The winner will be announced at the opening ceremony of Listowel Writers’ Week on May 31st and will be presented with the prize. The award is for the best novel by an Irish author published between February 1st, 2016 and February 1st, 2017 and is the largest monetary prize awarded for fiction and available solely for Irish writers.

“Kerry Group is delighted to continue its sponsorship of the Kerry Group Irish Novel of the Year Award 2017,” said Frank Hayes, director of corporate affairs. “Now in its 22nd year, this prestigious award continues to recognise Ireland’s leading literary talent. The five exceptional novels shortlisted for this year’s Award will undoubtedly further Ireland’s international reputation and proud literary tradition. I commend our two adjudicators, AL Kennedy and Neel Mukherjee, for compiling this year’s shortlist which showcases a rich and diverse selection of Irish writing”.

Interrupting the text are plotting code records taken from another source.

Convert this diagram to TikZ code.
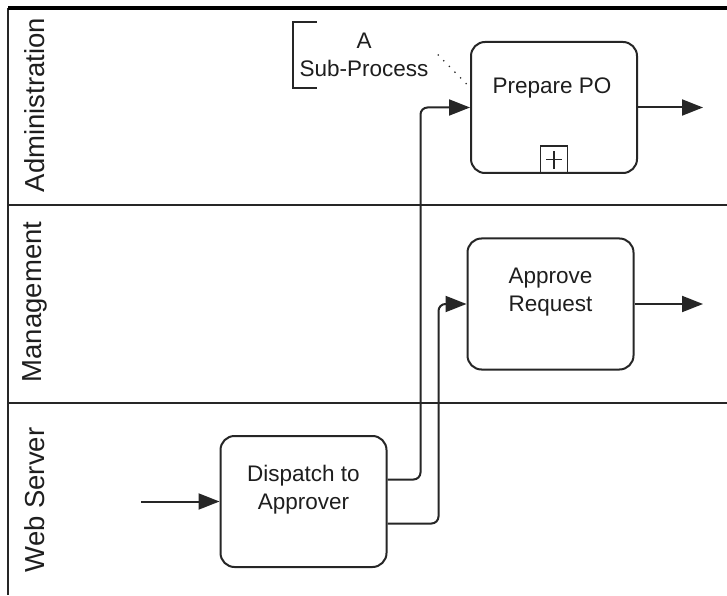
\documentclass[tikz,border=0pt]{standalone}
\usepackage{fontspec}
\setmainfont{Liberation Sans}
\usetikzlibrary{arrows.meta,calc}
\definecolor{lineGray}{HTML}{262626}
\definecolor{textGray}{HTML}{1E1E1E}
\begin{document}
\begin{tikzpicture}[x=1pt,y=1pt,
  lane/.style={draw=lineGray, line width=2.8pt},
  laneLabel/.style={rotate=90, text=textGray, font=\fontsize{27.5}{32}\selectfont},
  task/.style={draw=lineGray, line width=2pt, rounded corners=14pt, minimum width=166pt, minimum height=131pt, inner sep=0pt},
  taskText/.style={align=center, text=textGray, font=\fontsize{22.5}{28}\selectfont},
  flow/.style={draw=lineGray, line width=2pt, rounded corners=7pt, -{Triangle[length=21pt,width=16pt]}},
  assoc/.style={draw=lineGray, line width=1.8pt, line cap=round, dash pattern=on 0pt off 8pt}]
  \useasboundingbox[fill=white] (0,0) rectangle (727,595);
  %--- Pool and lanes
  \draw[lane] (8,587) -- (8,0);
  \draw[lane] (8,390) -- (727,390);
  \draw[lane] (8,192) -- (727,192);
  \draw[line width=4pt, black] (8,587) -- (727,587);
  \node[laneLabel] (lAdmin) at (35,490) {Administration};
  \node[laneLabel] (lMgmt) at (35,293) {Management};
  \node[laneLabel] (lWeb) at (35,95) {Web Server};
  %--- Tasks
  \node[task] (prep) at (554,487.5) {};
  \node[taskText] (prepT) at (552,507) {Prepare PO};
  \node[task] (appr) at (550.5,291) {};
  \node[taskText] (apprT) at (550.5,303) {Approve\\Request};
  \node[task] (disp) at (303.5,93.5) {};
  \node[taskText] (dispT) at (303.5,105.5) {Dispatch to\\Approver};
  % collapsed sub-process marker
  \node[draw=lineGray, line width=1.8pt, minimum size=27pt, inner sep=0pt, anchor=south] (plus) at (prep.south) {};
  \draw[lineGray, line width=1.5pt] ($(plus.center)+(-8,0)$) -- ($(plus.center)+(8,0)$);
  \draw[lineGray, line width=1.5pt] ($(plus.center)+(0,-9)$) -- ($(plus.center)+(0,9)$);
  %--- Annotation
  \node[taskText, minimum width=142pt, minimum height=65pt, inner sep=0pt] (note) at (364,540) {A\\Sub-Process};
  \draw[lineGray, line width=2pt] ($(note.north west)+(24,0)$) -- (note.north west) -- (note.south west) -- ++(24,0);
  \draw[assoc] ($(note.east)+(3,0)$) -- ($(prep.west)+(0,20)$);
  %--- Flows
  \coordinate (start) at (141,93.5);
  \coordinate (endA) at (703,487.5);
  \coordinate (endB) at (703,291);
  \draw[flow] (start) -- (disp.west);
  \draw[flow] ($(disp.east)+(0,22)$) -- ++(33,0) |- (prep.west);
  \draw[flow] ($(disp.east)+(0,-22)$) -- ++(51,0) |- (appr.west);
  \draw[flow] (prep.east) -- (endA);
  \draw[flow] (appr.east) -- (endB);
\end{tikzpicture}
\end{document}
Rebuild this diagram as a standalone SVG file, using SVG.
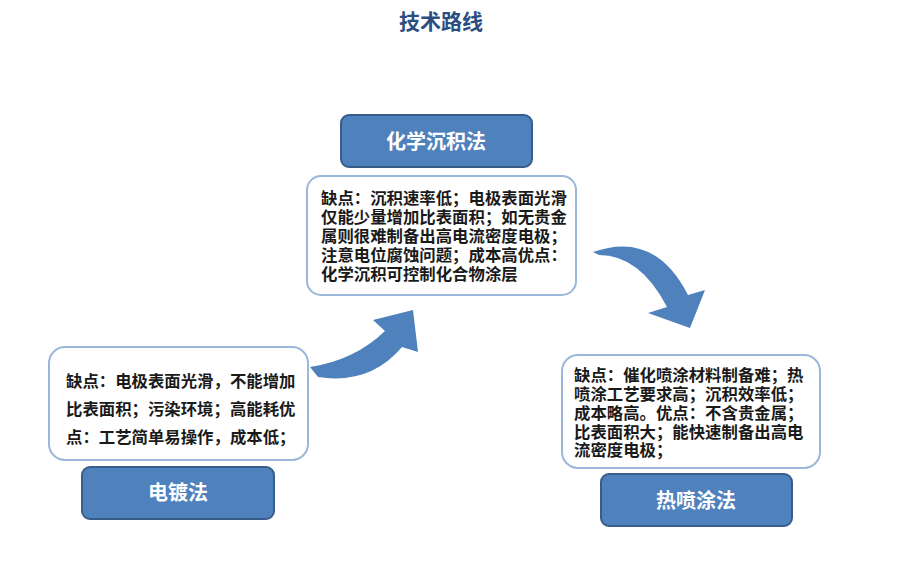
<svg xmlns="http://www.w3.org/2000/svg" width="900" height="582" viewBox="0 0 900 582">
<style>
.title{font-family:"Liberation Sans","Noto Sans CJK SC",sans-serif;font-size:21px;font-weight:bold;fill:#2c4d80;text-anchor:middle}
.btn{fill:#4f81bd;stroke:#385d8a;stroke-width:2}
.btxt{font-family:"Liberation Sans","Noto Sans CJK SC",sans-serif;font-size:20px;font-weight:bold;fill:#ffffff;text-anchor:middle}
.box{fill:#ffffff;stroke:#9bb7da;stroke-width:2}
.txt{font-family:"Liberation Sans","Noto Sans CJK SC",sans-serif;font-size:16.4px;font-weight:bold;fill:#1a1a1a}
.arrow{fill:#4f81bd}
</style>
<rect width="900" height="582" fill="#ffffff"/>
<text class="title" x="441" y="29">技术路线</text>

<g id="connectors">
<path class="arrow" d="M310,367 Q355,360 385,331 L373,320 L413,310 L418,352 L402,347 Q370,385 318,377 Z"/>
<path class="arrow" d="M593,252 Q655,230 688,295 L705,290 L690,328 L648,313 L667,307 Q640,255 599,255 Z"/>
</g>

<g id="node-chem">
<rect class="btn" x="341" y="115" width="191" height="52" rx="8"/>
<text class="btxt" x="436" y="149">化学沉积法</text>
</g>
<g id="note-chem">
<rect class="box" x="307" y="176" width="269" height="119" rx="14"/>
<text class="txt" x="321" y="204">缺点：沉积速率低；电极表面光滑</text>
<text class="txt" x="321" y="223">仅能少量增加比表面积；如无贵金</text>
<text class="txt" x="321" y="242">属则很难制备出高电流密度电极；</text>
<text class="txt" x="321" y="261">注意电位腐蚀问题；成本高优点：</text>
<text class="txt" x="321" y="280">化学沉积可控制化合物涂层</text>
</g>

<g id="note-plating">
<rect class="box" x="49" y="347" width="259" height="113" rx="16"/>
<text class="txt" x="66" y="387">缺点：电极表面光滑，不能增加</text>
<text class="txt" x="66" y="415">比表面积；污染环境；高能耗优</text>
<text class="txt" x="66" y="443">点：工艺简单易操作，成本低；</text>
</g>
<g id="node-plating">
<rect class="btn" x="82" y="467" width="192" height="52" rx="8"/>
<text class="btxt" x="178" y="500">电镀法</text>
</g>

<g id="note-spray">
<rect class="box" x="562" y="355" width="258" height="113" rx="16"/>
<text class="txt" x="574" y="381">缺点：催化喷涂材料制备难；热</text>
<text class="txt" x="574" y="400">喷涂工艺要求高；沉积效率低；</text>
<text class="txt" x="574" y="419">成本略高。优点：不含贵金属；</text>
<text class="txt" x="574" y="438">比表面积大；能快速制备出高电</text>
<text class="txt" x="574" y="456">流密度电极；</text>
</g>
<g id="node-spray">
<rect class="btn" x="601" y="474" width="191" height="52" rx="8"/>
<text class="btxt" x="696" y="508">热喷涂法</text>
</g>
</svg>
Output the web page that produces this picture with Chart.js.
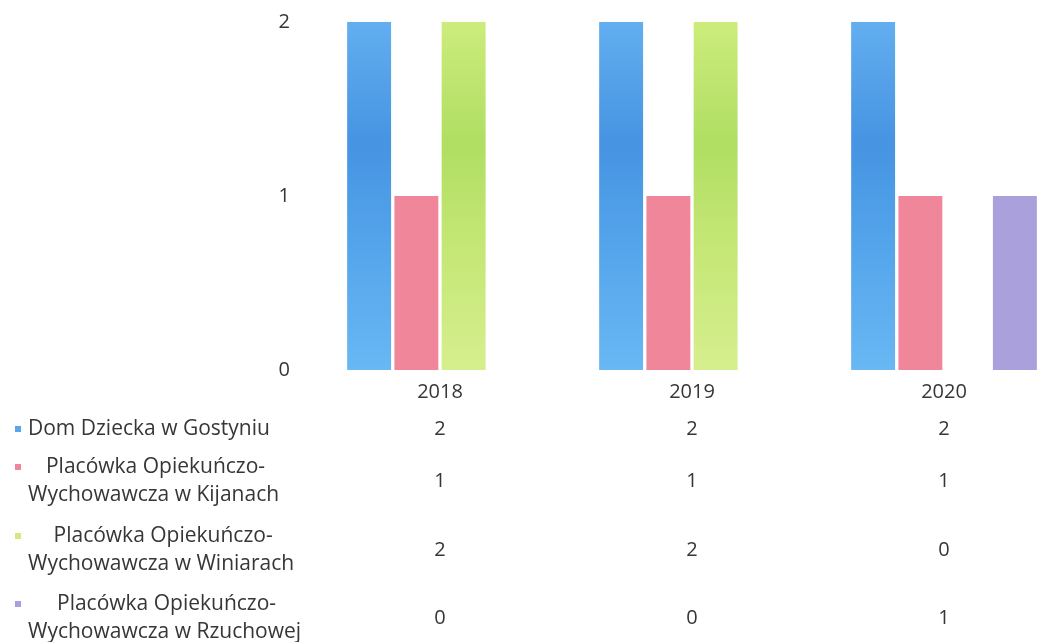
<!DOCTYPE html>
<html>
<head>
<meta charset="utf-8">
<script src="https://cdn.jsdelivr.net/npm/chart.js@4/dist/chart.umd.min.js"></script>
<style>
  html, body { margin: 0; padding: 0; background: #ffffff; }
  #wrap { width: 1037px; height: 642px; overflow: hidden; position: relative; }
  canvas { display: block; }
</style>
</head>
<body>
<div id="wrap"><canvas id="c" width="1080" height="642"></canvas></div>
<script>
// ---- data ----
const categories = ['2018', '2019', '2020'];
const gostyn   = [2, 2, 2];
const kijany   = [1, 1, 1];
const winiary  = [2, 2, 0];
const rzuchowa = [0, 0, 1];
const yTicks = [0, 1, 2];
const seriesLabels = [
  ['Dom Dziecka w Gostyniu'],
  ['Placówka Opiekuńczo-', 'Wychowawcza w Kijanach'],
  ['Placówka Opiekuńczo-', 'Wychowawcza w Winiarach'],
  ['Placówka Opiekuńczo-', 'Wychowawcza w Rzuchowej']
];

const FONT = '"Open Sans", Lato, sans-serif';
const TEXT = '#363636';
const markerColors = ['#5aa6ea', '#ef8699', '#d2ea80', '#aaa0dc'];

function grad(ctx, stops) {
  const ch = ctx.chart;
  const a = ch.chartArea;
  if (!a) return stops[0][1];
  const g = ch.ctx.createLinearGradient(0, a.top, 0, a.bottom);
  stops.forEach(s => g.addColorStop(s[0], s[1]));
  return g;
}

const tablePlugin = {
  id: 'dataTable',
  afterDraw(chart) {
    const ctx = chart.ctx;
    const x = chart.scales.x;
    const rows = [429, 481, 550, 618];
    const lineGap = 28;
    const allData = [gostyn, kijany, winiary, rzuchowa];
    ctx.save();
    ctx.font = '20px ' + FONT;
    ctx.fillStyle = TEXT;
    ctx.textBaseline = 'middle';
    // values
    ctx.textAlign = 'center';
    allData.forEach((arr, r) => {
      arr.forEach((v, i) => {
        ctx.fillText(String(v), x.getPixelForValue(i), rows[r]);
      });
    });
    // legend labels
    ctx.font = '21px ' + FONT;
    seriesLabels.forEach((lines, r) => {
      if (lines.length === 1) {
        const y = rows[r];
        ctx.fillStyle = markerColors[r];
        ctx.fillRect(15, y - 3, 6, 6);
        ctx.fillStyle = TEXT;
        ctx.textAlign = 'left';
        ctx.fillText(lines[0], 28, y);
      } else {
        const y1 = rows[r] - lineGap / 2;
        const y2 = rows[r] + lineGap / 2;
        ctx.fillStyle = markerColors[r];
        ctx.fillRect(15, y1 - 3, 6, 6);
        ctx.fillStyle = TEXT;
        ctx.textAlign = 'left';
        const w2 = ctx.measureText(lines[1]).width;
        ctx.fillText(lines[1], 28, y2);
        const center = 28 + w2 / 2 + 2;
        ctx.textAlign = 'center';
        ctx.fillText(lines[0], center, y1);
      }
    });
    ctx.restore();
  }
};

new Chart(document.getElementById('c'), {
  type: 'bar',
  data: {
    labels: categories,
    datasets: [
      { label: seriesLabels[0].join(' '), data: gostyn,
        backgroundColor: c => grad(c, [[0, '#62aef0'], [0.35, '#4694e2'], [0.6, '#52a2ea'], [1, '#68b8f4']]) },
      { label: seriesLabels[1].join(' '), data: kijany, backgroundColor: '#ef8699' },
      { label: seriesLabels[2].join(' '), data: winiary,
        backgroundColor: c => grad(c, [[0, '#cdec7c'], [0.35, '#afde62'], [0.6, '#c2e672'], [1, '#d6ef8e']]) },
      { label: seriesLabels[3].join(' '), data: rzuchowa, backgroundColor: '#aaa0dc' }
    ]
  },
  options: {
    responsive: false,
    animation: false,
    devicePixelRatio: 1,
    layout: { padding: { top: 22, right: 10, left: 0, bottom: 0 } },
    categoryPercentage: 0.75,
    barPercentage: 0.93,
    plugins: { legend: { display: false }, tooltip: { enabled: false } },
    scales: {
      x: {
        grid: { display: false, drawTicks: false },
        border: { display: false },
        ticks: { color: TEXT, font: { family: FONT, size: 20 }, padding: 10 },
        afterFit(s) { s.height = 272; s.paddingLeft = 0; s.paddingRight = 0; }
      },
      y: {
        min: 0, max: 2,
        grid: { display: false, drawTicks: false },
        border: { display: false },
        afterBuildTicks(s) { s.ticks = yTicks.map(v => ({ value: v })); },
        ticks: { color: TEXT, font: { family: FONT, size: 20 }, padding: 24 },
        afterFit(s) { s.width = 314; s.paddingTop = 0; s.paddingBottom = 0; }
      }
    }
  },
  plugins: [tablePlugin]
});
</script>
</body>
</html>
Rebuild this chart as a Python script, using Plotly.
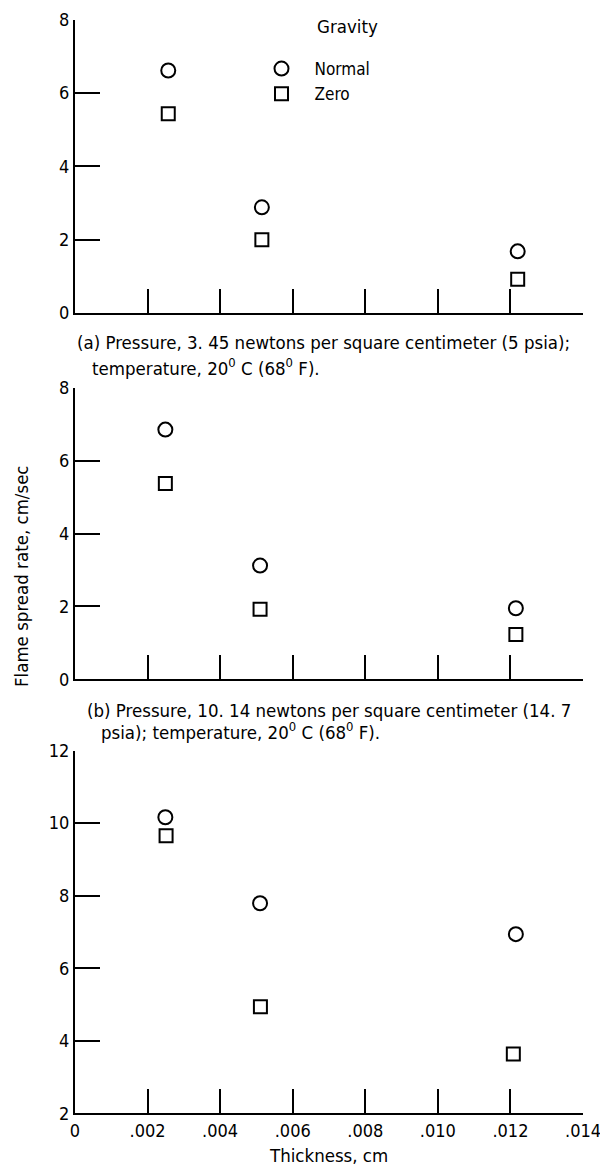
import plotly.graph_objects as go

# ---------------- data ----------------
x_tick_vals = [0, 0.002, 0.004, 0.006, 0.008, 0.010, 0.012, 0.014]
x_tick_text = ["0", ".002", ".004", ".006", ".008", ".010", ".012", ".014"]

y_ticks_ab = [0, 2, 4, 6, 8]
y_ticks_c = [2, 4, 6, 8, 10, 12]

# panel (a): 3.45 N/cm2 (5 psia)
thickness_a = [0.00257, 0.00515, 0.0122]
normal_a = [6.61, 2.88, 1.68]
zero_a = [5.43, 2.00, 0.92]

# panel (b): 10.14 N/cm2 (14.7 psia)
thickness_b = [0.00249, 0.00510, 0.01215]
normal_b = [6.85, 3.12, 1.95]
zero_b = [5.37, 1.92, 1.23]

# panel (c)
thickness_c = [0.00249, 0.00510, 0.01215]
thickness_c_zero = [0.00251, 0.00511, 0.01208]
normal_c = [10.16, 7.79, 6.94]
zero_c = [9.65, 4.94, 3.64]

series_names = ["Normal", "Zero"]

# ---------------- layout helpers ----------------
W, H = 600, 1167
FONT = "DejaVu Sans Condensed, Liberation Sans Narrow, Arial Narrow, sans-serif"
FS = 18.5
TFS = 18


def py(px):
    return 1 - px / H


def pxx(px):
    return px / W


fig = go.Figure()

circle = dict(symbol="circle-open", size=14, color="black", line=dict(width=2, color="black"))
square = dict(symbol="square-open", size=13, color="black", line=dict(width=2, color="black"))

panels = [
    ("x", "y", thickness_a, thickness_a, normal_a, zero_a, True),
    ("x2", "y2", thickness_b, thickness_b, normal_b, zero_b, False),
    ("x3", "y3", thickness_c, thickness_c_zero, normal_c, zero_c, False),
]
for xa, ya, xn, xz, yn, yz, show in panels:
    fig.add_trace(go.Scatter(x=xn, y=yn, mode="markers", marker=circle, name=series_names[0],
                             xaxis=xa, yaxis=ya, showlegend=show, cliponaxis=False))
    fig.add_trace(go.Scatter(x=xz, y=yz, mode="markers", marker=square, name=series_names[1],
                             xaxis=xa, yaxis=ya, showlegend=show, cliponaxis=False))

xdom = [pxx(75), pxx(583)]
common_x = dict(range=[0, 0.014], domain=xdom, showline=True, linecolor="black", linewidth=2,
                ticks="inside", ticklen=24, tickwidth=2, tickcolor="black",
                tickvals=x_tick_vals, ticktext=x_tick_text, showgrid=False, zeroline=False,
                automargin=False, ticklabeloverflow="allow",
                tickfont=dict(family=FONT, size=TFS, color="black"))
common_y = dict(showline=True, linecolor="black", linewidth=2, ticks="inside", ticklen=25,
                tickwidth=2, tickcolor="black", showgrid=False, zeroline=False,
                automargin=False, ticklabeloverflow="allow",
                tickfont=dict(family=FONT, size=TFS, color="black"))

fig.update_layout(
    template="none",
    xaxis=dict(common_x, anchor="y", showticklabels=False),
    yaxis=dict(common_y, anchor="x", range=[0, 8], tickvals=y_ticks_ab,
               domain=[py(313), py(19.5)]),
    xaxis2=dict(common_x, anchor="y2", showticklabels=False),
    yaxis2=dict(common_y, anchor="x2", range=[0, 8], tickvals=y_ticks_ab,
                domain=[py(679.3), py(387.7)]),
    xaxis3=dict(common_x, anchor="y3", showticklabels=True),
    yaxis3=dict(common_y, anchor="x3", range=[2, 12], tickvals=y_ticks_c,
                domain=[py(1113.4), py(750.5)]),
)

ann = []


def text(x, y, s, anchor="left", angle=0):
    ann.append(dict(x=pxx(x), y=py(y), xref="paper", yref="paper", text=s, showarrow=False,
                    xanchor=anchor, yanchor="middle", textangle=angle,
                    font=dict(family=FONT, size=FS, color="black")))


text(315, 26.7, "Gravity")
text(75, 342, "(a) Pressure, 3. 45 newtons per square centimeter (5 psia);")
text(90, 367, "temperature, 20<sup>0</sup> C (68<sup>0</sup> F).")
text(85, 710, "(b) Pressure, 10. 14 newtons per square centimeter (14. 7")
text(99, 731, "psia); temperature, 20<sup>0</sup> C (68<sup>0</sup> F).")
text(328, 1155, "Thickness, cm", anchor="center")
text(21, 576, "Flame spread rate, cm/sec", anchor="center", angle=-90)

fig.update_layout(
    annotations=ann,
    width=W, height=H,
    margin=dict(l=0, r=0, t=0, b=0),
    paper_bgcolor="white", plot_bgcolor="white",
    font=dict(family=FONT, size=FS, color="black"),
    showlegend=True,
    legend=dict(x=pxx(248.5), y=py(51), xanchor="left", yanchor="top",
                bgcolor="rgba(0,0,0,0)", borderwidth=0, itemwidth=56,
                tracegroupgap=0, font=dict(family=FONT, size=17, color="black")),
)

fig.write_html("out.html", config={"displayModeBar": False},
               post_script="document.body.style.margin='0';document.body.style.padding='0';")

Listowel Writers’ Week takes place from May 31st to June 4th and will be opened by author Richard Ford. This year’s festival will feature Colm Tóibín, Margaret Drabble, Alan Cumming, Akhil Sharma, MJ Hyland, Graham Norton, David Szalay, Granta Editor Sigrid Rausing, Helen Lederer, Paul Howard, Lisa McInerney and Fergal Keane.

Mike McCormack is an award-winning novelist and short story writer from Mayo. His previous work includes Getting it in the Head (1995), Notes from a Coma (2005), which was shortlisted for the Irish Book of the Year Award, and Forensic Songs (2012). In 1996 he was awarded the Rooney Prize for Irish Literature and in 2007 he was awarded a Civitella Ranieri Fellowship.

Neil Hegarty was born in Derry and studied English at Trinity College Dublin, receiving his PhD in 1998. He is the author of the authorised biography of David Frost and of The Story of Ireland.

Kit de Waal was born in Birmingham to an Irish mother, who was a foster carer, and a Caribbean father. She worked for 15 years in criminal and family law, was a magistrate for several years and sits on adoption panels. She used to advise social services on the care of foster children, and has written training manuals on adoption and foster care. Her writing has received numerous awards including the Bridport Flash Fiction Prize 2014 and 2015 and the SI Leeds Literary Reader’s Choice Prize 2014. She has two children.

Emma Donoghue was born in Dublin in 1969. She lives in Canada. Her fiction includes Slammerkin, Life Mask, Touchy Subjects and the international bestseller Room, which was shortlisted for the Man Booker and Orange Prizes and adaptated for an Oscar-nominated film.

Conor O’Callaghan is from Newry, Co Down, and lives in Manchester. He has published four poetry collections: The History of Rain (1993); Seatown (1999); Fiction (2005); and The Sun King (2013). He also wrote the non-fiction book Red Mist: Roy Keane and the Football Civil War (2004). He lectures at Sheffield Hallam University and at Wake Forest University in North Carolina.